The Court also noted that there was an abysmal failure on the part of the concerned authorities and agencies of various state governments and UTs to check misuse of these vehicles. As a result, they were used for committing crimes, while police officials were scared of checking them (in the belief that influential VVIPs might be travelling in them), let alone imposing a fine or penalty on them and their occupants. Therefore, the Court directed that in such cases, vehicles carrying “high dignitaries” specified by the central government and state governments might be fitted with red lights but these could be used only while the dignitary was on duty and not otherwise.

The Court further limited the power of states and UTs from enlarging the scope of the term “high dignitaries” beyond what was already there in government notifications. Thus, there were 12 categories of high dignitaries who could have a red beacon with a flasher on their vehicles, starting from the president to include the vice-president, prime minister and judges of the Supreme Court. A separate list of 15 high dignitaries who could use a red beacon without a flasher was also drawn up.

Clause iii of the Proviso to sub-rule (1) of Rule 108 of the Central Motor Vehicles Rules, 1989, gave exemption to vehicles carrying high dignitaries as specified by the central government or the state government, from time to time, from the ban on use of red beacons. Sub-rule (2) permitted use of blue light with flasher, if the same is determined and notified by the state governments at their discretion.  Sub-rule (3) permitted use of blue light with or without flasher as a top light on vehicles escorting high dignitaries who were entitled to use of red light. Sub-rule (5) required state governments to inform the centre regarding notifications permitting use of red light on top of vehicles used by dignitaries. Sub-rule (6) required that red or blue light of vehicles not carrying dignitaries should not be used, but covered by black cover. All these clauses were omitted through the April 20 amendment, notified by the Union Ministry of Road Transport and Highways.

Shining beacons

According to a central government notification of 2002, amended in 2005, 12 categories of “high dignitaries” can use the red beacons with a flasher:

  • President
  • Vice-President
  • Prime-Minister
  • Former Presidents
  • Deputy PM
  • Chief Justice of India
  • Speaker of Lok Sabha
  • Cabinet ministers of the Union
  • Deputy Chairman of the Planning Commission
  • Former Prime Ministers
  • Leader of Opposition in Rajya Sabha and Lok Sabha
  • Judges of the Supreme Court

Fifteen other categories were allowed to use red beacons but without a flasher

AMENDED PROVISION

Earlier, the use of red, blue and white lights was permitted only on vehicles specifically designated for emergency duties and only if such use was specified by state governments under sub-rule (4). The April 20 notification of the Ministry amended this provision to include disaster management, along with the emergency duties, and transferred the power to specify such use from the state governments to the centre. This is perhaps not well thought-out because the state governments during emergencies and disasters must have the power to specify such use. Ceding this power exclusively to the centre would mean abdication of responsibilities by state governments during calamities.

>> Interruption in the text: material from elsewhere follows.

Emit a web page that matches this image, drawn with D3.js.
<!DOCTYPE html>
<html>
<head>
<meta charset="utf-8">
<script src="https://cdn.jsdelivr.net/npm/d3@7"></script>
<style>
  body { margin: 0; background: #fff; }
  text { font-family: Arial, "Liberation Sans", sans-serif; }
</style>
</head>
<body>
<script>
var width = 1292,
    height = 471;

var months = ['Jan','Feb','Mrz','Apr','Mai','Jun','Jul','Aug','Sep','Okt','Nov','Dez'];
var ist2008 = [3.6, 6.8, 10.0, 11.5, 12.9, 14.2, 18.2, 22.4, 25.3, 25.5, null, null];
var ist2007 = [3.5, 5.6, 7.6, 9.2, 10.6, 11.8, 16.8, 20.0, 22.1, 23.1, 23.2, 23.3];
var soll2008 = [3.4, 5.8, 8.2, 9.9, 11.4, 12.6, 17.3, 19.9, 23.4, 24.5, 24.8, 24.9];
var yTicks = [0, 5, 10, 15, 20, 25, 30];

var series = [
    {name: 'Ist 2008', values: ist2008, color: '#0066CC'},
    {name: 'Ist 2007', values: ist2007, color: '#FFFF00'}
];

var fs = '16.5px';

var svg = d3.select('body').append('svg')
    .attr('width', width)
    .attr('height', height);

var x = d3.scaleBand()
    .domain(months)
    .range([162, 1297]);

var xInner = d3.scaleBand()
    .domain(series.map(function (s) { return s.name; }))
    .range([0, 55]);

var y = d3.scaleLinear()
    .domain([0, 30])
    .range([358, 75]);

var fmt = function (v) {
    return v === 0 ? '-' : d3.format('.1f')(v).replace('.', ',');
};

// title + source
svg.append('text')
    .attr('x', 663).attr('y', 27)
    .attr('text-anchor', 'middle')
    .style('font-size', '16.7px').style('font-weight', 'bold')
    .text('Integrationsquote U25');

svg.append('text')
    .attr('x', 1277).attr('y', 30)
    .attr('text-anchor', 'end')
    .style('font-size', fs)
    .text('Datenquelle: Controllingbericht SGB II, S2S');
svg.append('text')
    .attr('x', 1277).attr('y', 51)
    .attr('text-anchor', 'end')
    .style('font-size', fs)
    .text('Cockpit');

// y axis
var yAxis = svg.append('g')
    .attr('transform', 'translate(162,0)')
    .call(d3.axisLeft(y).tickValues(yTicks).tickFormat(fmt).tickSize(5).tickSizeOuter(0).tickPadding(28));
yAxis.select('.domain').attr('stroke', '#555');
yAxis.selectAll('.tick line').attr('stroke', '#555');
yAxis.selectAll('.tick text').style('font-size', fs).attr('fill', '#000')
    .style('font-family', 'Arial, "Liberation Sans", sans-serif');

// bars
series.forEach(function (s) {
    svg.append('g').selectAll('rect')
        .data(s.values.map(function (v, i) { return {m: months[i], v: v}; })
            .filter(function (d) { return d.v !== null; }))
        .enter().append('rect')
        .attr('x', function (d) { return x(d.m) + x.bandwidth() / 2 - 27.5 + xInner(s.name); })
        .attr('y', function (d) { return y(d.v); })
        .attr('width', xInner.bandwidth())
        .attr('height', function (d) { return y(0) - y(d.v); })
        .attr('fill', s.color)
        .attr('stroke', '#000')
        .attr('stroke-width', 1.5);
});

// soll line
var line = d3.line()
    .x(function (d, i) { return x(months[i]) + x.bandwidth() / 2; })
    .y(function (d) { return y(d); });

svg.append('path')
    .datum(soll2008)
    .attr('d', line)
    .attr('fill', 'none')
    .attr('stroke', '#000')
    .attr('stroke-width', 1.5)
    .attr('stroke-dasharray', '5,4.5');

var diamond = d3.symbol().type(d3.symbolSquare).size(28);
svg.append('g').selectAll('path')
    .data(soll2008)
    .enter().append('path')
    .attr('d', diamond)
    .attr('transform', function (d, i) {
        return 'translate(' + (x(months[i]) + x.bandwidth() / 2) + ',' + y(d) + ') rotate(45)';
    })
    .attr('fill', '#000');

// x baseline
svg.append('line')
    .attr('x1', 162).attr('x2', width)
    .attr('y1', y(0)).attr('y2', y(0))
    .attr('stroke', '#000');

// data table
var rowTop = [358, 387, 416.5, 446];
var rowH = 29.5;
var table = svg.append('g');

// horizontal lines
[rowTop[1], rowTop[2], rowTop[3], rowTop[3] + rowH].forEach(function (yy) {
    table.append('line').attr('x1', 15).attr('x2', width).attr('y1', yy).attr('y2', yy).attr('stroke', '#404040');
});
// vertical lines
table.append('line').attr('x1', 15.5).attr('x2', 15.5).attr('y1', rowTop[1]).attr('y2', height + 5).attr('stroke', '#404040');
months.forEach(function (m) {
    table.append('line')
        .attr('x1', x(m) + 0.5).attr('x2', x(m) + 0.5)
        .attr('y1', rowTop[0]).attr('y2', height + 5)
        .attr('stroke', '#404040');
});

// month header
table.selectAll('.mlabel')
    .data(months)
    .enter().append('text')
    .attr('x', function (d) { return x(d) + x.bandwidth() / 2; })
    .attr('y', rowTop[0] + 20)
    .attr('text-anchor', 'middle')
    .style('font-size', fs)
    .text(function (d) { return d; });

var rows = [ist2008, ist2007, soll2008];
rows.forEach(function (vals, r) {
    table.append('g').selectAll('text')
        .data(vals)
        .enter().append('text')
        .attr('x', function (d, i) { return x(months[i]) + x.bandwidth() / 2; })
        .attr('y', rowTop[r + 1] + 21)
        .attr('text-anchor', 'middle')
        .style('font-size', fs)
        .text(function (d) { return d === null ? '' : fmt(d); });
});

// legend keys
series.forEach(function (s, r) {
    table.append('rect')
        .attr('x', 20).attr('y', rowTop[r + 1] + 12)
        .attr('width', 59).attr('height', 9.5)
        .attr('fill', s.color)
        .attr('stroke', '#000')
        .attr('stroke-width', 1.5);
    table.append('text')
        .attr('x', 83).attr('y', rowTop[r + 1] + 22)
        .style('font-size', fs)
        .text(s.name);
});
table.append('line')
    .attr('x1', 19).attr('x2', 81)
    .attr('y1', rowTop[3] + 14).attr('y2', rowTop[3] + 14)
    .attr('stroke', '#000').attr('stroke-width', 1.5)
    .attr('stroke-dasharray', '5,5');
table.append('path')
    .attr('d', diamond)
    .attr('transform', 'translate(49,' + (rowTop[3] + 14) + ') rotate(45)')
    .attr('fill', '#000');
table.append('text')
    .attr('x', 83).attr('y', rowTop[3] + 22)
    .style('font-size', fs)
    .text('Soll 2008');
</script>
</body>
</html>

This is because the Supreme Court in January 2015 accepted the Delhi Police’s plea and modified its 2013 order to permit the use of red lights by operational agencies which require unhindered access to roads for the performance of their duties, namely, ambulance services, fire services, emergency maintenance, etc. The Court accepted the contention of the Delhi Police that red light has maximum penetration even in low-visibility conditions such as fog, dust and at night, whereas blue light has the minimum wavelength and least penetration.

The 2013 Supreme Court judgment also recommended imposition of enhanced penalties to deter misuse of red beacons on vehicles. At present, the fines laid down under Section 177 of the Motor Vehicles Act, 1988, range from just Rs 100 to Rs 300. The April 20 notification is silent on enhanced penalties and is therefore, a disappointment.